Wood is combustible and carries the lowest fire rating of the three materials. In WUI zones, wood soffit and fascia are prohibited or must be treated with fire-retardant chemicals that add cost and require periodic reapplication. Wood soffit is particularly vulnerable to ember intrusion during wildfires, as burning embers can enter through gaps between panels or through vent perforations, igniting the attic space from below.

Environmental Considerations

Wood is the only truly renewable material among the three. Cedar and redwood are harvested from managed forests, and new trees are planted to replace those removed. Wood soffit and fascia at the end of their life can be disposed of in standard landfills, where they biodegrade, or recycled in some markets as landscaping mulch or biomass fuel.

Aluminum is highly recyclable, with established recycling infrastructure that processes residential aluminum at high rates. Manufacturing new aluminum from recycled stock uses approximately 5 percent of the energy required to produce aluminum from raw bauxite ore, making recycled aluminum one of the most energy-efficient material cycles in the building industry. Aluminum soffit and fascia panels removed during replacement projects can be sold to scrap metal dealers for modest per-pound value.
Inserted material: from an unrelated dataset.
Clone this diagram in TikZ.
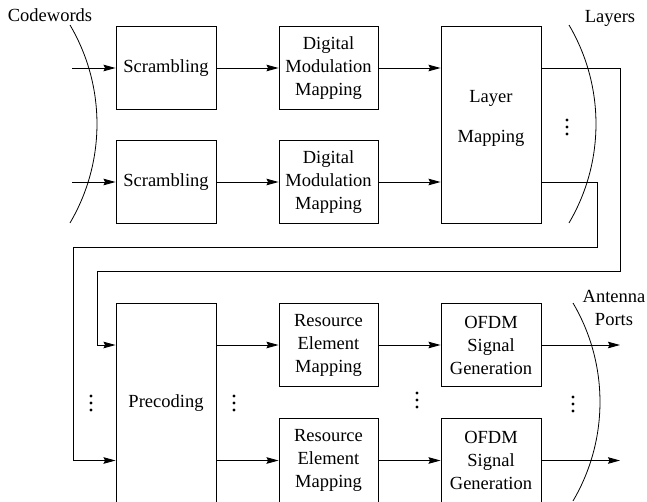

UPVC is technically recyclable but the infrastructure for recycling residential PVC products is limited in most North American markets. End-of-life UPVC panels typically go to landfills, where the material is stable and inert but does not biodegrade within any meaningful timeframe. The manufacturing process for UPVC has environmental considerations related to chlorine chemistry, though modern production methods have significantly reduced emissions compared to earlier decades.

Key Takeaway

Choose wood when natural appearance and architectural authenticity are your top priorities and you accept the maintenance commitment. Choose aluminum when maximum durability, moisture resistance, and fire safety matter most. Choose UPVC when you want wood-like rigidity and appearance without the maintenance, and fire performance is not a primary concern.